Djembe presents: Bosq

Photo: Maria Fernanda González

By: Camila Álvarez

Benjamin Woods aka Bosq is visiting us this Saturday to headline our second episode of Djembe. Not only does he play & produce amazing disco/funk tracks, but he has also managed to release several albums and EPs under world-renown labels, such as Future Classic, Soul Clap Records, Ubiquity & Fania, with productions that are an amalgam of sounds with influences ranging from afro-latin rhythms; to gospel; to jazz; to hip-hop, his first love. Ben is from Boston and currently resides in Medellin.

We chatted with him…

R17: How did you get into disco and funk? I imagine that happened when you were still a kid?

Bosq: I think it’s a similar story for a lot of DJs from my generation (born in the 80’s, growing up in the 90’s) in that it all started with hiphop. I was absolutely obsessed from a young age (probably 10 or so) with all of the early 90’s records that were sampling soul, funk & disco. Then just being naturally music obsessed I wanted to learn more and more about the samples. That took me first to the more known and easily accessible folks like James Brown & Chic and then deeper and deeper from there. Once I got turntables and I could go to the local thrift or record stores it broadened my horizons even more because I was just grabbing anything and everything that looked like it might be interesting.

Who were your major influences at that time?

The records that made me want to get into producing music were mostly all hip hop or reggae/ dancehall, the first Wu-Tang album above all (and still a top 10 record for me). Also illmatic, all the Outkast records from that time, Super Cat, De La Soul, Mr Vegas…DJ Shadow really made me excited to play with samplers. Then of course James Brown, The Meters, Roy Ayers, P-Funk, Marvin Gaye, and lot’s more!
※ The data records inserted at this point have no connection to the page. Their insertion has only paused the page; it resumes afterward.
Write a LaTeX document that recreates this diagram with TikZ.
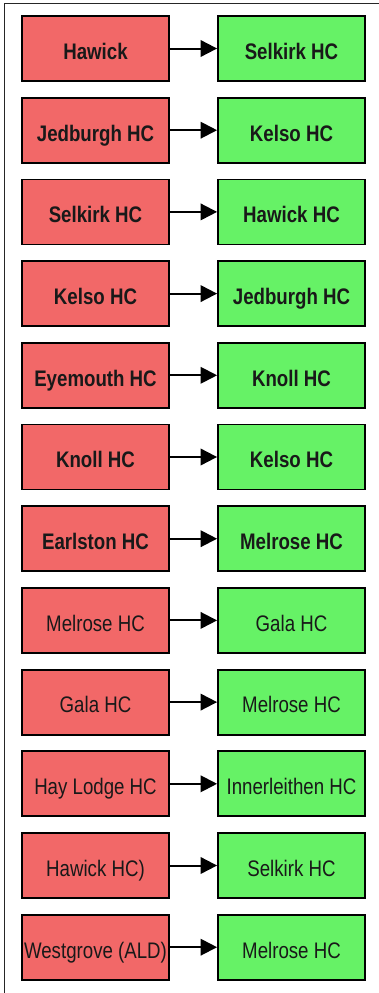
\documentclass[tikz,border=0pt]{standalone}
\usepackage{fontspec}
\setmainfont{Liberation Sans}
\newfontfamily\narrowsans[FakeStretch=0.83]{Liberation Sans}
\usetikzlibrary{arrows.meta}
\definecolor{fromred}{HTML}{F26868}
\definecolor{togreen}{HTML}{66F266}
\tikzset{
  team/.style={draw=black, line width=1.8pt, minimum width=147pt,
    minimum height=65pt, inner sep=0pt, text=black!90,
    text height=24pt, text depth=2.4pt,
    font=\narrowsans\fontsize{22.5}{24}\selectfont},
  leaving/.style={team, fill=fromred},
  joining/.style={team, fill=togreen},
  move/.style={-{Triangle[length=16.5pt,width=16.5pt]}, line width=2pt},
  frameline/.style={line width=1.5pt, draw=black!85},
}
\begin{document}
\begin{tikzpicture}[x=1pt,y=-1pt]
\useasboundingbox (0,0) rectangle (379,993);
% partial outer frame
\coordinate (fb) at (4.5,993);
\coordinate (fc) at (4.5,3.5);
\coordinate (fr) at (379,3.5);
\draw[frameline] (fb) -- (fc) -- (fr);
% transfers, one row each
\foreach \a/\b/\w [count=\i from 0] in {
  Hawick/Selkirk HC/\bfseries,
  Jedburgh HC/Kelso HC/\bfseries,
  Selkirk HC/Hawick HC/\bfseries,
  Kelso HC/Jedburgh HC/\bfseries,
  Eyemouth HC/Knoll HC/\bfseries,
  Knoll HC/Kelso HC/\bfseries,
  Earlston HC/Melrose HC/\bfseries,
  Melrose HC/Gala HC/\mdseries,
  Gala HC/Melrose HC/\mdseries,
  Hay Lodge HC/Innerleithen HC/\mdseries,
  Hawick HC)/Selkirk HC/\mdseries,
  Westgrove (ALD)/Melrose HC/\mdseries}
{
  \pgfmathsetmacro{\yy}{48.5+\i*81.7}
  \node[leaving] (f\i) at (95.5,\yy) {\w\a};
  \node[joining] (t\i) at (291.5,\yy) {\w\b};
  \draw[move] (f\i) -- (t\i);
}
\end{tikzpicture}
\end{document}
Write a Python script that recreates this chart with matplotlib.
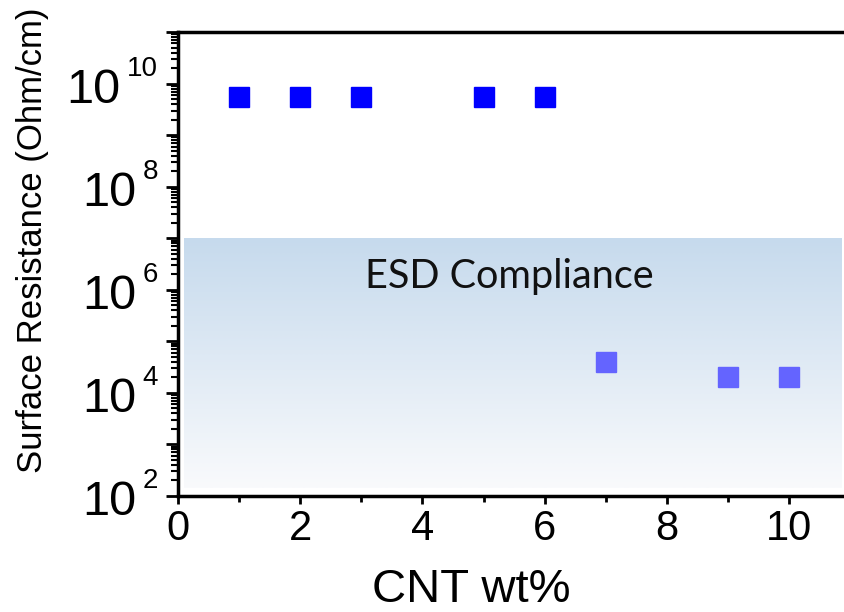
import numpy as np
import matplotlib
matplotlib.use("Agg")
import matplotlib.pyplot as plt
from matplotlib.colors import LinearSegmentedColormap
from matplotlib.ticker import LogLocator, FixedLocator, NullFormatter

plt.rcParams['font.family'] = ['Liberation Sans', 'DejaVu Sans']

# data
x_high = [1, 2, 3, 5, 6]
y_high = [5.5e9, 5.5e9, 5.5e9, 5.5e9, 5.5e9]
x_low = [7, 9, 10]
y_low = [4.0e4, 2.0e4, 2.0e4]
x_ticks = [0, 2, 4, 6, 8, 10]
y_exponents = [2, 4, 6, 8, 10]
band_label = "ESD Compliance"
band_top = 1e7
band_bottom = 10**2.15

fig = plt.figure(figsize=(8.44, 6.12), dpi=100)
ax = fig.add_axes([178/844, 1-496/612, 1-178/844, (496-32)/612])

ax.set_yscale('log')

# gradient band
cmap = LinearSegmentedColormap.from_list('g', ['#c6daed', '#f9fafc'])
grad = np.linspace(0, 1, 256).reshape(-1, 1)
yt = (np.log10(band_top) - 2) / 9
yb = (np.log10(band_bottom) - 2) / 9
ax.imshow(grad, cmap=cmap, extent=[0.1, 10.87, yb, yt], origin='upper',
          transform=ax.get_xaxis_transform(), aspect='auto', zorder=0,
          interpolation='bilinear')
ax.set_xlim(0, 10.9)
ax.set_ylim(1e2, 1e11)

ax.text(5.43, 10**6.03, band_label, fontsize=28.5, family=['Lato', 'DejaVu Sans'],
        ha='center', va='baseline', color='#111111', zorder=2)

ax.plot(x_high, y_high, 's', color='#0000ff', markersize=14.5, zorder=3, linestyle='none')
ax.plot(x_low, y_low, 's', color='#6464ff', markersize=14.5, zorder=3, linestyle='none')

# spines
for s in ['left', 'bottom', 'top']:
    ax.spines[s].set_linewidth(2.5)
ax.spines['right'].set_visible(False)

ax.xaxis.set_major_locator(FixedLocator(x_ticks))
ax.xaxis.set_minor_locator(FixedLocator([1, 3, 5, 7, 9]))
ax.set_xticklabels([str(v) for v in x_ticks])
y_ticks = [10.0**e for e in y_exponents]
ax.yaxis.set_major_locator(LogLocator(base=10, numticks=30))
ax.yaxis.set_major_formatter(NullFormatter())
ax.yaxis.set_minor_locator(LogLocator(base=10, subs=np.arange(2, 10), numticks=30))
ax.yaxis.set_minor_formatter(NullFormatter())

# y tick labels: 10 with a small superscript exponent
for e, v in zip(y_exponents, y_ticks):
    n = len(str(e))
    ax.annotate('10', xy=(0, v), xycoords=('axes fraction', 'data'),
                xytext=(-26 - 16 * n, -19), textcoords='offset pixels',
                ha='right', va='baseline', fontsize=35, annotation_clip=False)
    ax.annotate(str(e), xy=(0, v), xycoords=('axes fraction', 'data'),
                xytext=(-20, 8), textcoords='offset pixels',
                ha='right', va='baseline', fontsize=20, annotation_clip=False)

ax.tick_params(axis='y', which='major', length=9, width=2, direction='out')
ax.tick_params(axis='y', which='minor', length=5, width=1.5, direction='out')
ax.tick_params(axis='x', which='major', length=6, width=2, labelsize=30, pad=3, direction='out')
ax.tick_params(axis='x', which='minor', length=4, width=2, direction='out')
ax.tick_params(top=False, right=False, which='both')

ax.set_xlabel('CNT wt%', fontsize=34, ha='center', va='center')
ax.xaxis.set_label_coords((471 - 178) / 666, (496 - 590) / 464)
ax.set_ylabel('Surface Resistance (Ohm/cm)', fontsize=25, ha='center', va='center')
ax.yaxis.set_label_coords((33 - 178) / 666, (496 - 240) / 464)

fig.savefig('out.png', dpi=100)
Tell us about the origins of Whiskey Barons, the duo that helped you launch your career…

That was really born from us (we were originally a crew of 3 called “Flavorheard”) being working DJ’s playing 3 or 4 times a week in Boston, being sort of trapped into the ‘crowd-pleasing’ roll (we were always pretty adventurous and non-conformist even in that vibe but it was still mostly hip hop and dancehall with funk and disco sprinkled in, some Afrobeat and Latin funk sprinkled in, but you always had to bring it back to at least in the ball park of what people expected to hear out). We decided creating a side project more focused on our own remixes could give us more freedom and an outlet to dive deeper into Afro-Latin sounds, as well as give us a way to build up a name outside of just Boston.

Why afro latin rhythms? How exactly did these seduce a Boston guy?

…”for my personal taste it was Afro-Latin music that had EVERYTHING -amazing & complex danceable rhythms, the musical complexity of jazz, the political messages I had come to love from funk & hiphop… And while Boston is really puritanical and viewed as very Irish or very white from the outside, it’s fortunate to have really big immigrant communities from Haiti, Cape Verde, Brazil, Colombia, so if you’re looking for Afro Latin music it’s definitely there to be found!”

I never have a super succinct answer to this ––I think it’s a few different factors, one is that I’ve always searched obsessively to find new music, and my tastes and what grabbed me always dictated which direction the path forward would take. I guess it would be simplistic for me to say “because those are best rhythms” haha, but for my personal taste it was Afro-Latin music that had EVERYTHING ––amazing & complex danceable rhythms, the musical complexity of jazz, the political messages I had come to love from funk & hiphop… And while Boston is really puritanical and viewed as very Irish or very white from the outside, it’s fortunate to have really big immigrant communities from Haiti, Cape Verde, Brazil, Colombia, so if you’re looking for Afro Latin music it’s definitely there to be found!

If you could have dinner with anyone, dead or alive, who would it be and why? What would you ask her/him?

It would probably have to be Fela Kuti ––I’d want to pick his brain about musical specifics and how he so seamlessly and powerfully married politics and music. I don’t think anyone else has been able to do it as effectively since.

Who have you been listening to lately?

Always a lot! I have Ana Tijoux’ “Cacerolazo” on repeat at the house. I love the new Sotomayor single “Quema”. I also finally got to really dig into the “Jambú” compilation Analog Africa put out this summer and it’s incredible.

What was your last Shazam and where were you when you got it?

“El Porteñito” by Alexis Lozano. From yesterday celebrating Christmas with my neighbors here in Medellín!